We also found that the incidence was particularly high during the first 6 months of follow-up, but the risk of pulmonary tuberculosis remained to persist even after 6 months. According the above discussion, we suggest that periodic screening for pulmonary tuberculosis is an important strategy among patients with head and neck cancer in Taiwan, particularly during the first 6 months of follow-up and those comorbid with any comorbidity.

Although the underlying mechanisms of the association between pulmonary tuberculosis and head and neck cancer cannot be completely elucidated in an observational study, we summarize the recent literature as follows.
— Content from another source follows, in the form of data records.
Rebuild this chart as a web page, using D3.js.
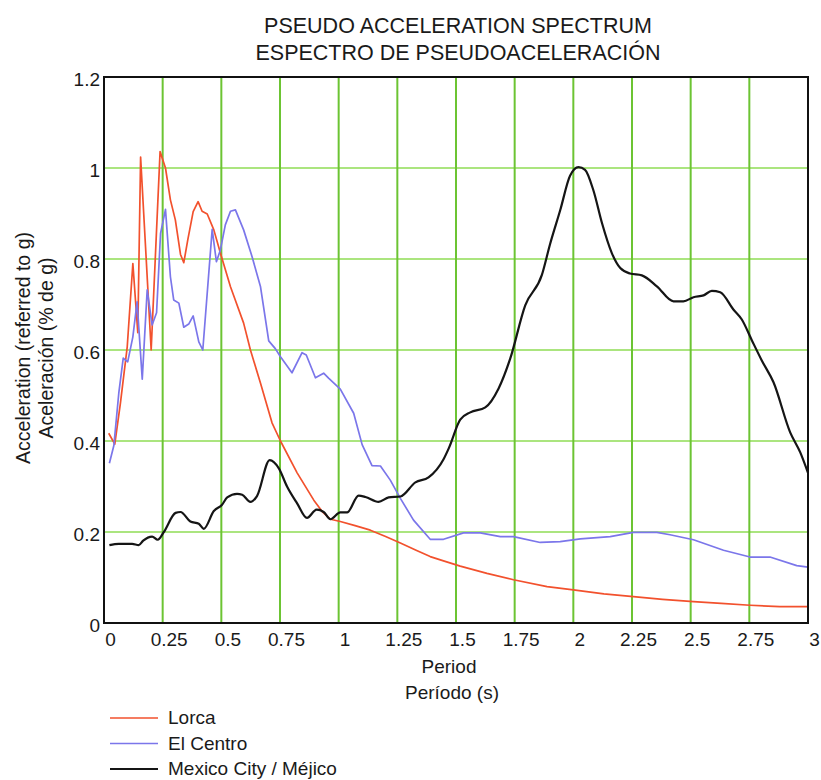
<!DOCTYPE html>
<html>
<head>
<meta charset="utf-8">
<script src="https://cdn.jsdelivr.net/npm/d3@7"></script>
<style>
  body { margin: 0; background: #fff; }
  #plot text { font-family: "Liberation Sans", Arial, Helvetica, sans-serif; fill: #1a1a1a; }
</style>
</head>
<body>
<div id="plot"></div>
<script>
// period (s), acceleration (g)
const lorca = [
  [0.02, 0.417], [0.046, 0.393], [0.07, 0.483], [0.099, 0.607], [0.123, 0.79], [0.144, 0.638],
  [0.156, 1.024], [0.177, 0.827], [0.201, 0.6], [0.239, 1.036], [0.262, 1.0], [0.283, 0.93],
  [0.304, 0.886], [0.326, 0.81], [0.34, 0.792], [0.357, 0.842], [0.38, 0.904], [0.401, 0.926],
  [0.418, 0.905], [0.44, 0.899], [0.468, 0.864], [0.496, 0.813], [0.539, 0.739], [0.595, 0.659],
  [0.624, 0.6], [0.667, 0.527], [0.716, 0.44], [0.752, 0.4], [0.823, 0.33], [0.894, 0.27],
  [0.93, 0.245], [0.965, 0.228], [1.007, 0.223], [1.07, 0.214], [1.135, 0.204], [1.2, 0.19],
  [1.263, 0.176], [1.33, 0.16], [1.39, 0.146], [1.45, 0.136], [1.518, 0.125], [1.632, 0.109],
  [1.745, 0.095], [1.888, 0.08], [2.0, 0.073], [2.13, 0.064], [2.256, 0.058], [2.38, 0.052],
  [2.512, 0.047], [2.63, 0.043], [2.753, 0.039], [2.88, 0.036], [3.0, 0.036]
];

const elCentro = [
  [0.023, 0.351], [0.042, 0.39], [0.063, 0.505], [0.082, 0.582], [0.101, 0.574], [0.123, 0.629],
  [0.141, 0.706], [0.163, 0.536], [0.184, 0.732], [0.205, 0.655], [0.224, 0.682], [0.241, 0.856],
  [0.262, 0.909], [0.283, 0.761], [0.297, 0.71], [0.319, 0.703], [0.34, 0.65], [0.361, 0.657],
  [0.38, 0.675], [0.404, 0.618], [0.421, 0.6], [0.461, 0.865], [0.479, 0.794], [0.496, 0.82],
  [0.517, 0.875], [0.539, 0.905], [0.56, 0.908], [0.595, 0.864], [0.631, 0.805], [0.667, 0.739],
  [0.702, 0.62], [0.73, 0.603], [0.752, 0.585], [0.801, 0.55], [0.844, 0.594], [0.862, 0.589],
  [0.901, 0.539], [0.936, 0.549], [0.957, 0.538], [1.007, 0.514], [1.064, 0.461], [1.1, 0.392],
  [1.142, 0.346], [1.178, 0.345], [1.22, 0.314], [1.263, 0.274], [1.319, 0.226], [1.39, 0.184],
  [1.447, 0.184], [1.532, 0.198], [1.603, 0.198], [1.689, 0.19], [1.745, 0.19], [1.859, 0.177],
  [1.944, 0.179], [2.03, 0.185], [2.157, 0.19], [2.256, 0.199], [2.356, 0.199], [2.412, 0.194],
  [2.512, 0.183], [2.64, 0.16], [2.753, 0.145], [2.838, 0.145], [2.952, 0.126], [3.0, 0.123]
];

const mexico = [
  [0.023, 0.171], [0.063, 0.174], [0.12, 0.174], [0.148, 0.171], [0.167, 0.181], [0.205, 0.19],
  [0.229, 0.183], [0.255, 0.2], [0.305, 0.242], [0.326, 0.244], [0.368, 0.223], [0.404, 0.218],
  [0.425, 0.207], [0.468, 0.246], [0.503, 0.26], [0.525, 0.276], [0.567, 0.284], [0.589, 0.282],
  [0.624, 0.266], [0.652, 0.279], [0.706, 0.358], [0.745, 0.34], [0.78, 0.3], [0.823, 0.263],
  [0.865, 0.231], [0.906, 0.249], [0.936, 0.244], [0.965, 0.228], [1.007, 0.243], [1.036, 0.243],
  [1.085, 0.28], [1.114, 0.277], [1.17, 0.266], [1.213, 0.276], [1.263, 0.278], [1.327, 0.309],
  [1.383, 0.32], [1.447, 0.36], [1.47, 0.385], [1.518, 0.447], [1.561, 0.463], [1.625, 0.474],
  [1.681, 0.515], [1.731, 0.581], [1.795, 0.698], [1.866, 0.765], [1.901, 0.833], [1.944, 0.907],
  [1.986, 0.983], [2.022, 1.002], [2.05, 0.996], [2.086, 0.95], [2.122, 0.879], [2.164, 0.813],
  [2.2, 0.78], [2.242, 0.768], [2.292, 0.764], [2.356, 0.74], [2.427, 0.707], [2.469, 0.707],
  [2.512, 0.716], [2.555, 0.72], [2.59, 0.73], [2.626, 0.727], [2.682, 0.689], [2.718, 0.667],
  [2.761, 0.621], [2.803, 0.577], [2.853, 0.529], [2.924, 0.419], [2.967, 0.375], [3.0, 0.33]
];

const xTicks = [0, 0.25, 0.5, 0.75, 1, 1.25, 1.5, 1.75, 2, 2.25, 2.5, 2.75, 3];
const yTicks = [0, 0.2, 0.4, 0.6, 0.8, 1, 1.2];

const seriesNames = ["Lorca", "El Centro", "Mexico City / Méjico"];
const seriesColors = ["#f2512d", "#7b76ea", "#151515"];

const width = 821;
const height = 780;
const marginTop = 77;
const marginRight = 13;
const marginBottom = 157;
const marginLeft = 104;

const svg = d3.create("svg")
    .attr("width", width)
    .attr("height", height)
    .attr("viewBox", [0, 0, width, height]);

const x = d3.scaleLinear()
    .domain([0, 3])
    .range([marginLeft, width - marginRight]);

const y = d3.scaleLinear()
    .domain([0, 1.2])
    .range([height - marginBottom, marginTop]);

// grid
svg.append("g")
    .selectAll("line")
    .data(yTicks.slice(1, -1))
    .join("line")
    .attr("x1", marginLeft)
    .attr("x2", width - marginRight)
    .attr("y1", d => y(d))
    .attr("y2", d => y(d))
    .attr("stroke", "#8fdc55")
    .attr("stroke-width", 1.6);

svg.append("g")
    .selectAll("line")
    .data(xTicks.slice(1, -1))
    .join("line")
    .attr("x1", d => x(d))
    .attr("x2", d => x(d))
    .attr("y1", marginTop)
    .attr("y2", height - marginBottom)
    .attr("stroke", "#6cc433")
    .attr("stroke-width", 2);

// x axis labels
const xAxis = svg.append("g")
    .attr("transform", `translate(0,${height - marginBottom})`)
    .call(d3.axisBottom(x).tickValues(xTicks).tickSize(0).tickPadding(10).tickFormat(d => String(d)));
xAxis.select(".domain").remove();
xAxis.selectAll("text")
    .attr("dx", 6)
    .style("font-size", "19px");

// y axis labels
const yAxis = svg.append("g")
    .attr("transform", `translate(${marginLeft},0)`)
    .call(d3.axisLeft(y).tickValues(yTicks).tickSize(0).tickPadding(4).tickFormat(d => String(d)));
yAxis.select(".domain").remove();
yAxis.selectAll("text")
    .attr("dy", "0.45em")
    .style("font-size", "19px");

// series
const line = d3.line()
    .x(d => x(d[0]))
    .y(d => y(d[1]));

svg.append("path")
    .datum(lorca)
    .attr("fill", "none")
    .attr("stroke", seriesColors[0])
    .attr("stroke-width", 1.7)
    .attr("stroke-linejoin", "round")
    .attr("d", line);

svg.append("path")
    .datum(elCentro)
    .attr("fill", "none")
    .attr("stroke", seriesColors[1])
    .attr("stroke-width", 1.7)
    .attr("stroke-linejoin", "round")
    .attr("d", line);

svg.append("path")
    .datum(mexico)
    .attr("fill", "none")
    .attr("stroke", seriesColors[2])
    .attr("stroke-width", 2.2)
    .attr("stroke-linejoin", "round")
    .attr("d", line.curve(d3.curveMonotoneX));

// frame
svg.append("rect")
    .attr("x", marginLeft)
    .attr("y", marginTop)
    .attr("width", width - marginLeft - marginRight)
    .attr("height", height - marginTop - marginBottom)
    .attr("fill", "none")
    .attr("stroke", "#111")
    .attr("stroke-width", 2);

// title
svg.append("text")
    .attr("x", 458)
    .attr("y", 33)
    .attr("text-anchor", "middle")
    .style("font-size", "21.5px")
    .text("PSEUDO ACCELERATION SPECTRUM");

svg.append("text")
    .attr("x", 458)
    .attr("y", 60)
    .attr("text-anchor", "middle")
    .style("font-size", "21.5px")
    .text("ESPECTRO DE PSEUDOACELERACIÓN");

// x axis title
svg.append("text")
    .attr("x", 449)
    .attr("y", 673)
    .attr("text-anchor", "middle")
    .style("font-size", "19px")
    .text("Period");

svg.append("text")
    .attr("x", 452)
    .attr("y", 699)
    .attr("text-anchor", "middle")
    .style("font-size", "19px")
    .text("Período (s)");

// y axis title
const yMid = (marginTop + height - marginBottom) / 2 - 2;
svg.append("text")
    .attr("transform", `translate(30,${yMid}) rotate(-90)`)
    .attr("text-anchor", "middle")
    .style("font-size", "19.5px")
    .text("Acceleration (referred to g)");

svg.append("text")
    .attr("transform", `translate(53,${yMid}) rotate(-90)`)
    .attr("text-anchor", "middle")
    .style("font-size", "19.5px")
    .text("Aceleración (% de g)");

// legend
const legend = svg.append("g")
    .attr("transform", "translate(110,718)");

const legendItems = legend.selectAll("g")
    .data(seriesNames)
    .join("g")
    .attr("transform", (d, i) => `translate(0,${i * 25.5})`);

legendItems.append("line")
    .attr("x1", 0)
    .attr("x2", 48)
    .attr("stroke", (d, i) => seriesColors[i])
    .attr("stroke-width", (d, i) => i === 2 ? 2.2 : 1.5);

legendItems.append("text")
    .attr("x", 58)
    .attr("dy", "0.34em")
    .style("font-size", "19px")
    .text(d => d);

document.getElementById("plot").appendChild(svg.node());
</script>
</body>
</html>
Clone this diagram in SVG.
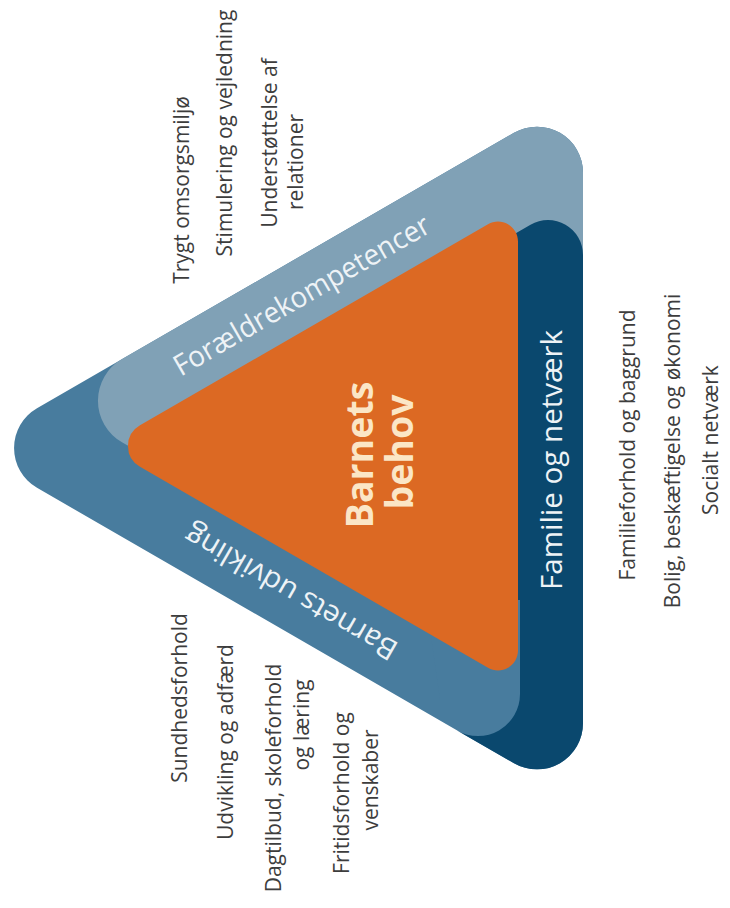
<svg xmlns="http://www.w3.org/2000/svg" width="730" height="908" viewBox="0 0 730 908">
<style>
.lbl{font-family:"Open Sans","Liberation Sans",sans-serif;font-size:21px;fill:#3d3d3d;text-anchor:middle}
.band{font-family:"Open Sans","Liberation Sans",sans-serif;font-size:29px;fill:#eef3f6;text-anchor:middle}
.core{font-family:"Open Sans","Liberation Sans",sans-serif;font-weight:bold;font-size:37.5px;fill:#fbe6c6;text-anchor:middle}
.mid{fill:#487c9e}
.light{fill:#80a1b6}
.navy{fill:#0a486e}
.orange{fill:#dc6923}
</style>
<rect width="730" height="908" fill="#ffffff"/>
<g id="shapes">
  <path id="udvikling-shape" class="mid" d="M37,408.2 L514,132.8 A46 46 0 0 1 583,172.7 L583,723.3 A46 46 0 0 1 514,763.2 L37,487.8 A46 46 0 0 1 37,408.2 Z"/>
  <path id="foraeldre-shape" class="light" d="M122,359.1 L514,132.8 A46 46 0 0 1 583,172.7 L583,656.5 A30 30 0 0 1 538,682.5 L122,442.3 A48 48 0 0 1 122,359.1 Z"/>
  <polygon class="mid" points="420,560 521,560 521,700 440,700"/>
  <path id="familie-shape" class="navy" d="M470,259.6 L530.5,224.7 A35 35 0 0 1 583,255 L583,723.3 A46 46 0 0 1 514,763.2 L457,730.4 A42 42 0 0 0 520,694 L520,600 L470,600 Z"/>
  <path id="behov-shape" class="orange" d="M140,425.2 L488,224.3 A20 20 0 0 1 518,241.6 L518,650.4 A20 20 0 0 1 488,667.7 L140,466.8 A24 24 0 0 1 140,425.2 Z"/>
</g>
<g id="core">
  <text class="core" transform="translate(373,455) rotate(-90)">Barnets</text>
  <text class="core" transform="translate(413,452) rotate(-90)">behov</text>
</g>
<g id="band-foraeldre">
  <text class="band" transform="translate(306.7,303.9) rotate(-30)" textLength="291" lengthAdjust="spacingAndGlyphs">Forældrekompetencer</text>
</g>
<g id="band-udvikling">
  <text class="band" transform="translate(296,584) rotate(-150)" textLength="240" lengthAdjust="spacingAndGlyphs">Barnets udvikling</text>
</g>
<g id="band-familie">
  <text class="band" transform="translate(562,460) rotate(-90)" textLength="260" lengthAdjust="spacingAndGlyphs">Familie og netværk</text>
</g>
<g id="labels-foraeldre">
  <text class="lbl" transform="translate(189,190) rotate(-90)">Trygt omsorgsmiljø</text>
  <text class="lbl" transform="translate(232,133) rotate(-90)">Stimulering og vejledning</text>
  <text class="lbl" transform="translate(277,143) rotate(-90)">Understøttelse af</text>
  <text class="lbl" transform="translate(303,162) rotate(-90)">relationer</text>
</g>
<g id="labels-familie">
  <text class="lbl" transform="translate(635,445) rotate(-90)">Familieforhold og baggrund</text>
  <text class="lbl" transform="translate(680,451) rotate(-90)">Bolig, beskæftigelse og økonomi</text>
  <text class="lbl" transform="translate(718,440) rotate(-90)">Socialt netværk</text>
</g>
<g id="labels-udvikling">
  <text class="lbl" transform="translate(187,698) rotate(-90)">Sundhedsforhold</text>
  <text class="lbl" transform="translate(233,742) rotate(-90)">Udvikling og adfærd</text>
  <text class="lbl" transform="translate(281,778) rotate(-90)">Dagtilbud, skoleforhold</text>
  <text class="lbl" transform="translate(309,725) rotate(-90)">og læring</text>
  <text class="lbl" transform="translate(349,793) rotate(-90)">Fritidsforhold og</text>
  <text class="lbl" transform="translate(378,780) rotate(-90)">venskaber</text>
</g>
</svg>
First, Pressoir et al reported that 30.9% of cancer patients had malnutrition.[ In the meanwhile, malnutrition may potentially contribute to tuberculosis.[ Therefore, cancer-related malnutrition substantially causes cancer patients to be more susceptible to pulmonary tuberculosis. Second, immune defects caused by the underlying cancer itself or by treatment-related factors including anticancer chemotherapy and radiation therapy may also increase the host's susceptibility to pulmonary tuberculosis.[ That can partially explain why the adjusted HR of pulmonary tuberculosis was high for patients with head and neck cancer and receiving anticancer chemotherapy or radiation therapy (adjusted HR 3.73; Table 5).

Limitation

The study has several limitations. First, due to the inherent limitation of the database, some risk factors for head and neck cancer, including alcohol consumption, cigarette smoking, and betel quid chewing,[ were not recorded. However, we included alcohol-related disease and chronic obstructive pulmonary disease for adjustment, but the limitation related to betel quid chewing cannot be overcome. Second, due to the same limitation, there were not images or reports of chest x-ray. We were unable to determine whether patients had a reactivation of latent tuberculosis or a new infection of tuberculosis, but we think that a new diagnosis of pulmonary tuberculosis usually means that treatment is needed. This point has been mentioned in section of major outcome. Third, although the adjusted HR of pulmonary tuberculosis was 1.26 for subjects with head and neck cancer alone and without receiving anticancer chemotherapy and radiation therapy, it did not reach statistic significance (95% CI, 0.62–2.58). Somebody may think that anti-cancer chemotherapy and radiation therapy, not head and neck cancer itself, has the link with pulmonary tuberculosis. To the contrary, we think that it is due to the event number too small to reach statistic significance (only 8 events of pulmonary tuberculosis in the sub-group, Table 5). Fourth, head and neck cancer includes cancer from oral cavity, lip, oropharynx, nasopharynx, or hypopharynx. Subgroup analysis is required for these specific diseases, and then their specific contribution to pulmonary tuberculosis can be evaluated. Due to the outcome number being not large enough, we were unable to make such an analysis. However, it indicates a further direction for this issue.

Strength

The strength of the study is that it contained a large number of cancer patients and comparison subjects to increase its statistical power. Although cancer has been known as a risk factor for tuberculosis, yet little research focuses on the association between pulmonary tuberculosis and head and neck cancer alone. Even though not a novel topic, this study confirms that patients with head and neck cancer have a higher risk of pulmonary tuberculosis than patients without any cancer.

Conclusions

We conclude that the incidence of pulmonary tuberculosis is higher in patients with head and neck cancer in Taiwan, compared with the general population. The incidence is particularly high during the first 6 months of follow-up. Head and neck cancer is significantly associated with 2.90-fold increased hazard of pulmonary tuberculosis. Even in the absence of comorbidities, the risk of pulmonary tuberculosis still exists in patients with head and neck cancer alone.